The historic courthouse's construction along Laurel Street was completed in 1920, and the construction of a new sheriff’s residence next to it was completed in 1917.
“(The courthouse) will be of stone exterior, marble and tile interior. No wood of any kind will be used in the building, except a few casings on windows. The doors and all interior trim will be of metal,” according to the July 14, 1918, edition of the Brainerd Daily Dispatch.
The general contract was awarded to J. & W. A. Elliott Co. of Minneapolis for $246,763. Heating and ventilating were awarded to American Heating Co. of Duluth for $17,050. The plumbing was awarded to Slipp-Gruenhagen Co. of Brainerd for $6,950. Electric wiring was awarded the Brainerd Electric Co. for $8,635.
“The commissioners adopted a resolution that the contractors engage local labor wherever practicable, and they are to be commended for the stand so taken,” according to the July 7, 1919, edition of the Brainerd Daily Dispatch.
In 1919, cement was poured for the main floor of the new three-story courthouse, which was projected to cost $270,000 to build and was expected to be completed in 1920. A 16-year-old from Gull Lake broke two ribs in a construction-related accident.
“A white rabbit making its home at the new courthouse under planking on which a large gasoline hoist rested, gave birth to eight rabbits.
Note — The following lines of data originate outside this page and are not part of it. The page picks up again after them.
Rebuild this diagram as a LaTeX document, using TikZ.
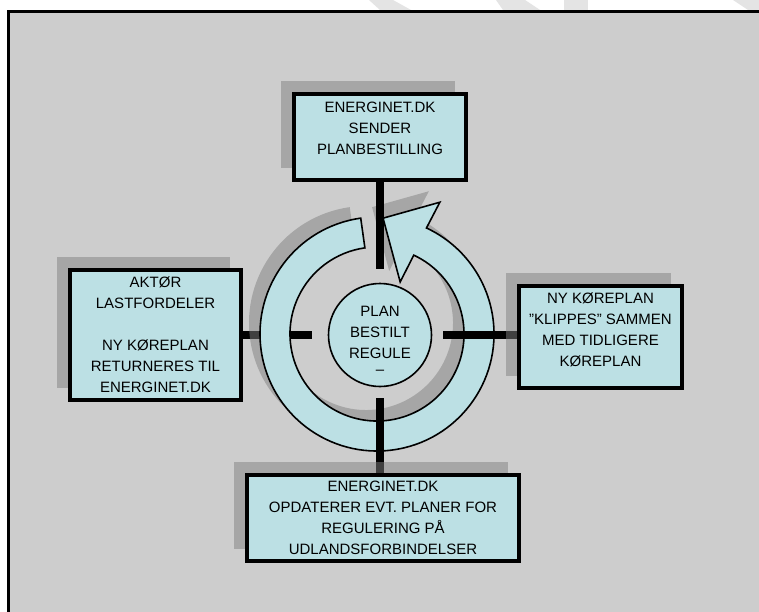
\documentclass[tikz,border=0pt]{standalone}
\usepackage{fontspec}
\setmainfont{Liberation Sans}
\usetikzlibrary{calc}

\definecolor{panel}{HTML}{CDCDCD}
\definecolor{boxblue}{HTML}{BCE0E4}
\definecolor{stripe}{HTML}{E4E4E4}

\pgfdeclarelayer{frame}
\pgfdeclarelayer{ringlayer}
\pgfdeclarelayer{barlayer}
\pgfdeclarelayer{shadowlayer}
\pgfsetlayers{frame,ringlayer,barlayer,shadowlayer,main}

\tikzset{
  stepbox/.style={draw, line width=3.6pt, fill=boxblue, align=center, inner sep=0pt,
    font=\fontsize{15}{21}\selectfont},
  hub/.style={draw, circle, line width=1.6pt, fill=boxblue, align=center, inner sep=0pt,
    minimum size=103pt, font=\fontsize{15}{21}\selectfont},
  boxshadow/.style={fill=black!50, fill opacity=0.5},
  connbar/.style={line width=8pt},
}

% ring with arrow head, centre at origin, angles as on screen
\newcommand\ringarrow{(98:117) arc[start angle=98, end angle=425, radius=117]
  -- (64.5:146) -- (87:116) -- (66:57) -- (65:87)
  arc[start angle=65, end angle=-262, radius=87] -- cycle}

\begin{document}
\begin{tikzpicture}[x=1pt,y=-1pt]
\useasboundingbox (0,0) rectangle (759,611);

\node[stepbox, minimum width=172.4pt, minimum height=86.4pt] (bestil) at (380,137)
  {ENERGINET.DK\\SENDER\\PLANBESTILLING\rule[-18pt]{0pt}{0pt}};
\node[stepbox, minimum width=171.4pt, minimum height=130.4pt] (aktor) at (155.5,335)
  {AKTØR\\LASTFORDELER\\[21pt]NY KØREPLAN\\RETURNERES TIL\\ENERGINET.DK};
\node[stepbox, minimum width=163.4pt, minimum height=102.4pt] (klip) at (600.5,337)
  {NY KØREPLAN\\"KLIPPES" SAMMEN\\MED TIDLIGERE\\KØREPLAN\rule[-15pt]{0pt}{0pt}};
\node[stepbox, minimum width=272.4pt, minimum height=86.4pt] (opdat) at (383,518)
  {ENERGINET.DK\\OPDATERER EVT. PLANER FOR\\REGULERING PÅ\\UDLANDSFORBINDELSER};
\node[hub] (plan) at (380,335) {\rule{0pt}{21pt}PLAN\\BESTILT\\REGULE\\[-5pt]–};

\begin{pgfonlayer}{frame}
\fill[white] (0,0) rectangle (759,611);
\fill[stripe] (369,0) -- (393,0) -- (411,10) -- (380,10) -- cycle;
\fill[stripe] (496,0) -- (525,0) -- (540,10) -- (503,10) -- cycle;
\fill[stripe] (564,0) -- (588,0) -- (588,10) -- (564,10) -- cycle;
\fill[stripe] (733,0) -- (759,0) -- (759,10) -- (748,10) -- cycle;
\draw[line width=3pt, fill=panel] (8.5,11.3) rectangle (775,625);
\draw[connbar, shorten >=16pt] (aktor) -- (plan);
\end{pgfonlayer}

\begin{pgfonlayer}{ringlayer}
\begin{scope}[shift={(377,334)}, yscale=-1]
\fill[boxshadow, shift={(-11,11)}] \ringarrow;
\draw[line width=1.6pt, fill=boxblue] \ringarrow;
\end{scope}
\end{pgfonlayer}

\begin{pgfonlayer}{barlayer}
\draw[connbar, shorten >=14pt] (plan.north |- bestil.south) -- (plan.north);
\draw[connbar, shorten <=11pt] (plan.east) -- (plan.east -| klip.west);
\draw[connbar, shorten >=11pt] (plan.south |- opdat.north) -- (plan.south);
\end{pgfonlayer}

\begin{pgfonlayer}{shadowlayer}
\foreach \b in {bestil,aktor,klip,opdat}
  \fill[boxshadow] ($(\b.north west)+(-11,-11)$) rectangle ($(\b.south east)+(-13,-14)$);
\end{pgfonlayer}
\end{tikzpicture}
\end{document}
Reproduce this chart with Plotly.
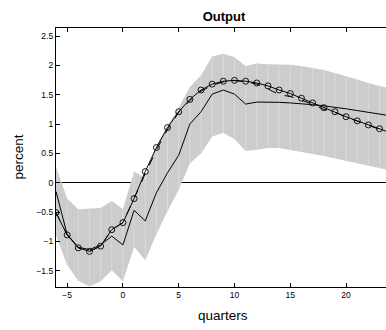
import plotly.graph_objects as go

quarters = list(range(-6, 25))

model = [-0.51, -0.89, -1.11, -1.17, -1.08, -0.80, -0.68, -0.27, 0.19, 0.60,
         0.94, 1.21, 1.42, 1.58, 1.68, 1.73, 1.745, 1.73, 1.70, 1.65,
         1.58, 1.52, 1.44, 1.36, 1.28, 1.21, 1.125, 1.055, 0.985, 0.92, 0.85]

model_alt = [-0.51, -0.89, -1.11, -1.17, -1.08, -0.80, -0.68, -0.28, 0.15, 0.56,
             0.91, 1.20, 1.40, 1.56, 1.66, 1.72, 1.74, 1.72, 1.68, 1.60,
             1.50, 1.47, 1.41, 1.34, 1.25, 1.20, 1.12, 1.05, 0.98, 0.91, 0.84]

median = [-0.15, -0.88, -1.10, -1.14, -1.06, -0.91, -1.06, -0.47, -0.65, -0.17,
          0.17, 0.47, 1.00, 1.21, 1.51, 1.58, 1.51, 1.34, 1.375, 1.375,
          1.37, 1.36, 1.35, 1.33, 1.31, 1.29, 1.26, 1.23, 1.20, 1.17, 1.14]

upper = [0.27, -0.27, -0.45, -0.44, -0.43, -0.31, -0.45, 0.19, 0.08, 0.63,
         0.97, 1.28, 1.63, 1.83, 2.15, 2.20, 2.14, 1.99, 2.03, 2.02,
         2.02, 2.01, 1.99, 1.96, 1.92, 1.87, 1.82, 1.76, 1.70, 1.65, 1.60]

lower = [-0.90, -1.40, -1.67, -1.77, -1.68, -1.49, -1.68, -1.09, -1.32, -0.88,
         -0.48, -0.12, 0.33, 0.50, 0.79, 0.85, 0.74, 0.54, 0.56, 0.59,
         0.59, 0.56, 0.53, 0.49, 0.455, 0.415, 0.375, 0.33, 0.29, 0.25, 0.21]

x_ticks = [-5, 0, 5, 10, 15, 20]
y_ticks = [-1.5, -1, -0.5, 0, 0.5, 1, 1.5, 2, 2.5]

FONT = "Liberation Sans, Arial, sans-serif"

fig = go.Figure()

fig.add_trace(go.Scatter(x=quarters, y=lower, mode="lines", line=dict(width=0),
                         hoverinfo="skip", showlegend=False))
fig.add_trace(go.Scatter(x=quarters, y=upper, mode="lines", line=dict(width=0),
                         fill="tonexty", fillcolor="#cccccc",
                         hoverinfo="skip", showlegend=False))

# light seams between band segments
sx, sy = [], []
for q, lo, hi in zip(quarters, lower, upper):
    sx += [q, q, None]
    sy += [lo, hi, None]
fig.add_trace(go.Scatter(x=sx, y=sy, mode="lines",
                         line=dict(color="#dadada", width=1),
                         hoverinfo="skip", showlegend=False))

fig.add_trace(go.Scatter(x=quarters, y=median, mode="lines",
                         line=dict(color="black", width=1), showlegend=False))
fig.add_trace(go.Scatter(x=quarters, y=model_alt, mode="lines",
                         line=dict(color="black", width=1, dash="dash"),
                         showlegend=False))
fig.add_trace(go.Scatter(x=quarters, y=model, mode="lines+markers",
                         line=dict(color="black", width=1),
                         marker=dict(symbol="circle-open", size=6, color="black",
                                     line=dict(width=0.9, color="black")),
                         showlegend=False))

fig.update_layout(
    width=386, height=330,
    margin=dict(l=56, r=0, t=28, b=43),
    paper_bgcolor="white", plot_bgcolor="white",
    font=dict(family=FONT, color="black", size=8.5),
    title=dict(text="Output", x=(224 - 56) / 330, xref="paper", xanchor="center",
               y=1 - 16 / 330, yref="container", yanchor="middle",
               font=dict(family=FONT, size=13, weight="bold", color="black")),
    xaxis=dict(range=[-6, 23.58], tickvals=x_ticks, ticks="inside", ticklen=4,
               tickcolor="black", showline=True, linecolor="black", linewidth=1.2,
               mirror="ticks", showgrid=False, zeroline=False,
               tickfont=dict(family=FONT, size=8.5, color="black")),
    yaxis=dict(range=[-1.777, 2.637], tickvals=y_ticks, ticks="inside", ticklen=4,
               tickcolor="black", showline=True, linecolor="black", linewidth=1.2,
               showgrid=False, zeroline=True, zerolinecolor="black", zerolinewidth=1,
               tickfont=dict(family=FONT, size=8.5, color="black")),
    annotations=[
        dict(text="quarters", xref="paper", yref="paper", x=(223 - 56) / 330,
             y=(287 - 315) / 259, xanchor="center", yanchor="middle", showarrow=False,
             font=dict(family=FONT, size=13.5, color="black")),
        dict(text="percent", xref="paper", yref="paper", x=(18 - 56) / 330,
             y=0.5, xanchor="center", yanchor="middle", showarrow=False,
             textangle=-90, font=dict(family=FONT, size=13.5, color="black")),
    ],
)

fig.write_html("out.html")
The men engaged in construction work at the county building have grown fond of the rabbit and petted and fed it,” according to the Aug. 27, 1920, edition of the Brainerd Daily Dispatch.
At the entrance to the courthouse on Laurel street, there are two bronze memorial tablets dedicated “In Honor and Memory of Those Who Served in Defense of Their Country” and reciting the names of county officers and commissioners, general contractors and architects.
The historic courthouse along with its adjoining jail are listed on the National Register of Historic Places. It no longer is the place where the county courts are located but many county-related offices are housed in the building and the county board meets at the courthouse.